:: SET PROBLEM ::
For the material that follows, return exactly the lines from the one with "Recreate this image as a Python script that uses Bokeh." through the one with "xs = list(range(len(values)))", both ends included.

━━━ INPUT FOR THIS TASK ━━━

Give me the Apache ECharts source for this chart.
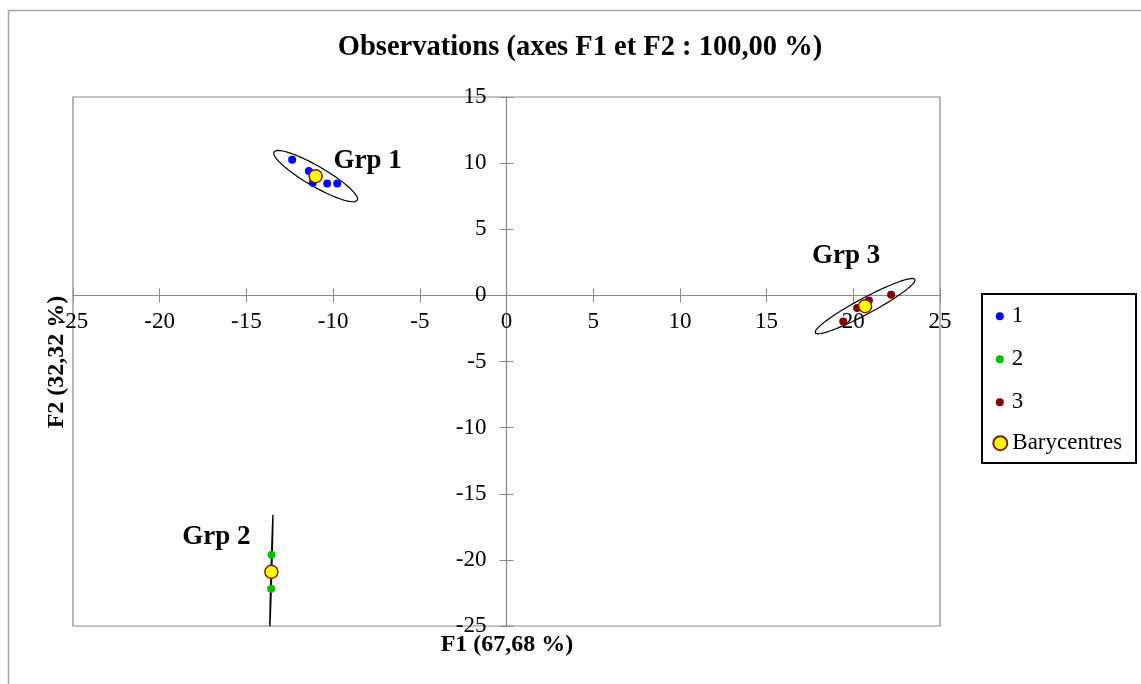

━━━
━━━ INPUT FOR THIS TASK ━━━

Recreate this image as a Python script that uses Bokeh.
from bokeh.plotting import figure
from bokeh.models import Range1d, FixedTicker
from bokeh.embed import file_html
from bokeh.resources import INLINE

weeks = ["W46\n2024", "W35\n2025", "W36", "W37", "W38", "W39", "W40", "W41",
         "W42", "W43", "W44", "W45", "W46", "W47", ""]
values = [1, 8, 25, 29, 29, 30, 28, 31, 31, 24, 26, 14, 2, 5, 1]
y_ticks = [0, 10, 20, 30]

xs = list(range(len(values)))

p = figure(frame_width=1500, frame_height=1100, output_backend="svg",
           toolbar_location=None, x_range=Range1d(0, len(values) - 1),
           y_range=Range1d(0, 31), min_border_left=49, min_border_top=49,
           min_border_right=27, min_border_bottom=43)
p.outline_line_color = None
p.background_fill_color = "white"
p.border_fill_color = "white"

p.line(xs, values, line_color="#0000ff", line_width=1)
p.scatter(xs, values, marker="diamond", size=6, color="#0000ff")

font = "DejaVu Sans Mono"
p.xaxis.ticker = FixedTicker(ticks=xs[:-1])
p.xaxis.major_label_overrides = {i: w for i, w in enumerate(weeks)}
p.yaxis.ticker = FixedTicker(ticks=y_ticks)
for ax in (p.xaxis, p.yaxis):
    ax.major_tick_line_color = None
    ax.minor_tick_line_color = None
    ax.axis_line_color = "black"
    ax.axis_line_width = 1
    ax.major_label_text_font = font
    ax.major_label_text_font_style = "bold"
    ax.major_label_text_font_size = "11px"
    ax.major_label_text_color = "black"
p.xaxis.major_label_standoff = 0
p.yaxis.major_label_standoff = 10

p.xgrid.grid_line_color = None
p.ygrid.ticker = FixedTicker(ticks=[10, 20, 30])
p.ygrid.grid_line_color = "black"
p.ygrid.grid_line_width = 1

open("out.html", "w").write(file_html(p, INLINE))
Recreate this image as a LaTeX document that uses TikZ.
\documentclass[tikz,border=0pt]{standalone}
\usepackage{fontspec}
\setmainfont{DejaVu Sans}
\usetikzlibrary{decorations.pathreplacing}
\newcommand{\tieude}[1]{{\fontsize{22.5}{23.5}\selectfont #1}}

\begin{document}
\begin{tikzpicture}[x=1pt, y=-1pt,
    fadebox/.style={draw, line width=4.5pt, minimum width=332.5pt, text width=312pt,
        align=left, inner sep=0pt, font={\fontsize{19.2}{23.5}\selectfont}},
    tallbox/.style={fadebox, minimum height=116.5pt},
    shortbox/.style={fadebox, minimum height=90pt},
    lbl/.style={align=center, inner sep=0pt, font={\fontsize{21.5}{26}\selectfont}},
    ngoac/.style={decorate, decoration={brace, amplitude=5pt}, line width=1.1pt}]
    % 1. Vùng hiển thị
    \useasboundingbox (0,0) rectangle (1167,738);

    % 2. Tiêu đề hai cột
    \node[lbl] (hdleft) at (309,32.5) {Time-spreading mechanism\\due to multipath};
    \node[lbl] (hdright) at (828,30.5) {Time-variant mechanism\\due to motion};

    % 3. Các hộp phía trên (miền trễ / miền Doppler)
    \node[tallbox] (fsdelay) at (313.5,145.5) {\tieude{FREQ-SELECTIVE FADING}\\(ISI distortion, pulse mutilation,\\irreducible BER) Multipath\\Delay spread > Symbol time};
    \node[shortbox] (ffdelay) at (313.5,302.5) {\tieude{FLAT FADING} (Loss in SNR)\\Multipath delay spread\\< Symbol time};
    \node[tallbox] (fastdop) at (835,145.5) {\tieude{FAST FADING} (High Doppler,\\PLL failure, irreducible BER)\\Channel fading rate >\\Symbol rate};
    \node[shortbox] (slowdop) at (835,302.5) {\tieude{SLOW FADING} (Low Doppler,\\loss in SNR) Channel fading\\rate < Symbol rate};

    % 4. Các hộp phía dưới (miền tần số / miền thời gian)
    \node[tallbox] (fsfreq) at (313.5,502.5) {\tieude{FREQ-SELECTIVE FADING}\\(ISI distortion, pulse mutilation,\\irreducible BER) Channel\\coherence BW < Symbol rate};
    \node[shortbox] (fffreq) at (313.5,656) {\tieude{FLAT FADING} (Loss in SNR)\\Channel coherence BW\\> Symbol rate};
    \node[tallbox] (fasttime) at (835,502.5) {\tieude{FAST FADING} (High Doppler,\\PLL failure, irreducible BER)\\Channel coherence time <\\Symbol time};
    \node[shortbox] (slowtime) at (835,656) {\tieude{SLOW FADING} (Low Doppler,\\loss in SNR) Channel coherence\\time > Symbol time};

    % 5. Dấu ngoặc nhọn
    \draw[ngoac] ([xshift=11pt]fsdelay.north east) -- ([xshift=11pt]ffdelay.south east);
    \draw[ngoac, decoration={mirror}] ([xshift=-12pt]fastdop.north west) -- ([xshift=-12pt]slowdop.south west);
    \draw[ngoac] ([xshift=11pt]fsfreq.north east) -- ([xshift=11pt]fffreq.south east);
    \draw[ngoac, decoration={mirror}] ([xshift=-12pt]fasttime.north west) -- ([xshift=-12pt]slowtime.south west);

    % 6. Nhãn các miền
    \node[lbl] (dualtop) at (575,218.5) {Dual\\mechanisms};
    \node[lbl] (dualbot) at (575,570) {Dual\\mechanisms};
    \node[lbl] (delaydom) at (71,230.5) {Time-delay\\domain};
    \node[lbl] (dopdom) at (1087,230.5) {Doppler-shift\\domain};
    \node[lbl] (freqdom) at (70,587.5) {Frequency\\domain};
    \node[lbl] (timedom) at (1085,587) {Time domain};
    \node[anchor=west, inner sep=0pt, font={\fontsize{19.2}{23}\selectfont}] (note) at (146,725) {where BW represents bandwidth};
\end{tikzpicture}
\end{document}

━━━
━━━ INPUT FOR THIS TASK ━━━

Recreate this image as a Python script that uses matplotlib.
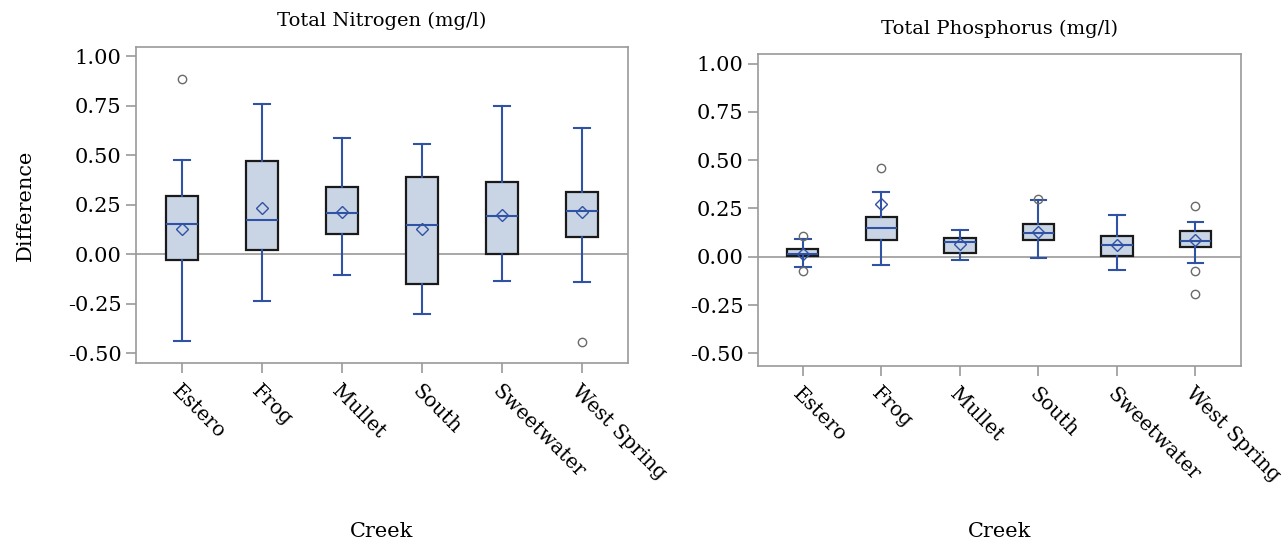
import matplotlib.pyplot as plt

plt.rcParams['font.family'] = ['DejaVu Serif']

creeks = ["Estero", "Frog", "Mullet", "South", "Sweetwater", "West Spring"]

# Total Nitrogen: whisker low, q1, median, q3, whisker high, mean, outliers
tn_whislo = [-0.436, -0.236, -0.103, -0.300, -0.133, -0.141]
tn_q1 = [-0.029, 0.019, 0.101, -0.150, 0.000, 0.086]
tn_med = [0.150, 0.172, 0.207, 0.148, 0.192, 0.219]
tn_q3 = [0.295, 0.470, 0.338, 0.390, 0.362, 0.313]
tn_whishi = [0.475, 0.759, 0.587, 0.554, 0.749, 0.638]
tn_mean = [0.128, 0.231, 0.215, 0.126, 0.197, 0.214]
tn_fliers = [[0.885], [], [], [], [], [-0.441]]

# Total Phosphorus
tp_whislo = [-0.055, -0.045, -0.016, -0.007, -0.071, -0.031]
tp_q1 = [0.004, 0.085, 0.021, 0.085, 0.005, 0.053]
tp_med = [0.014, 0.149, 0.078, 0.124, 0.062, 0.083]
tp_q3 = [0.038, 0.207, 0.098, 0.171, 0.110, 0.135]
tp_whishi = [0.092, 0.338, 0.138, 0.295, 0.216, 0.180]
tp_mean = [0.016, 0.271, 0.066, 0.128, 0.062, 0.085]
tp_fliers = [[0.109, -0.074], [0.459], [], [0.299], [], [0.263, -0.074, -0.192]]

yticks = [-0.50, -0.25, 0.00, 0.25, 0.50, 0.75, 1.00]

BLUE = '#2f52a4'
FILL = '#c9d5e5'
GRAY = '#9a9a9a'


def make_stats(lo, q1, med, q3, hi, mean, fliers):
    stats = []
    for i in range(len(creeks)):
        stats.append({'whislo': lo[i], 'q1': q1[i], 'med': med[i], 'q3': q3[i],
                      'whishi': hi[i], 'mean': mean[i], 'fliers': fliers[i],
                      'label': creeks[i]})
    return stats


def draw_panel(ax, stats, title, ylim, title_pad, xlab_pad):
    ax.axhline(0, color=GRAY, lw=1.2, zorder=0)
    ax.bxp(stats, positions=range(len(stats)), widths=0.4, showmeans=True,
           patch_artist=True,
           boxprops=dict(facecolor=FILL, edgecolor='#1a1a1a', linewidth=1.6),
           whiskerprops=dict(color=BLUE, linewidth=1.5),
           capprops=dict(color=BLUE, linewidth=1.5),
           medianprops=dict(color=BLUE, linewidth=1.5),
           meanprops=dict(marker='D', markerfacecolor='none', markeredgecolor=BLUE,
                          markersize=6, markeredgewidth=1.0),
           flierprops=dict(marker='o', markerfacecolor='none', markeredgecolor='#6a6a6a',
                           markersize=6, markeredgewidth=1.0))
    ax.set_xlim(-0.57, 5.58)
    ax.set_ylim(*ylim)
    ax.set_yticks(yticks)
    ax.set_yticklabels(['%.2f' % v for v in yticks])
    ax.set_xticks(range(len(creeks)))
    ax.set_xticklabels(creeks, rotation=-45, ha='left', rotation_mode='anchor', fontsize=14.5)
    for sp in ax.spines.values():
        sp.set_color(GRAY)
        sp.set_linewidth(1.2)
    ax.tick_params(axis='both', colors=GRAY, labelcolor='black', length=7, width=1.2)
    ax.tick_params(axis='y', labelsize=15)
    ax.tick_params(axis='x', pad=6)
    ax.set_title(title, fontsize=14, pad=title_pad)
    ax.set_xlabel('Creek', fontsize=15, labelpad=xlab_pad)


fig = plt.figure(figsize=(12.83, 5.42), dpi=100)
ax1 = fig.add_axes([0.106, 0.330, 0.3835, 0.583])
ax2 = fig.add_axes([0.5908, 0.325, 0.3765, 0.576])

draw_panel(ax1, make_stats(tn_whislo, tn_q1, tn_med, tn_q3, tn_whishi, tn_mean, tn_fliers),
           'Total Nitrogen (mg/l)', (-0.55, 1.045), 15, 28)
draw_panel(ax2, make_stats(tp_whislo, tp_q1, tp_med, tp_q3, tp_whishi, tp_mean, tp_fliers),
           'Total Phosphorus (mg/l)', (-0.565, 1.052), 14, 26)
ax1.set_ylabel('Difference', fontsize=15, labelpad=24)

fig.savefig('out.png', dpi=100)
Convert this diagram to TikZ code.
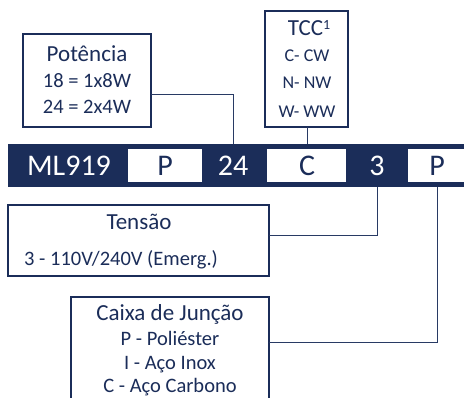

━━━

:: EXERCISE RESULT ::
Recreate this image as a Python script that uses Bokeh.
from bokeh.plotting import figure
from bokeh.models import Range1d, FixedTicker
from bokeh.embed import file_html
from bokeh.resources import INLINE

weeks = ["W46\n2024", "W35\n2025", "W36", "W37", "W38", "W39", "W40", "W41",
         "W42", "W43", "W44", "W45", "W46", "W47", ""]
values = [1, 8, 25, 29, 29, 30, 28, 31, 31, 24, 26, 14, 2, 5, 1]
y_ticks = [0, 10, 20, 30]

xs = list(range(len(values)))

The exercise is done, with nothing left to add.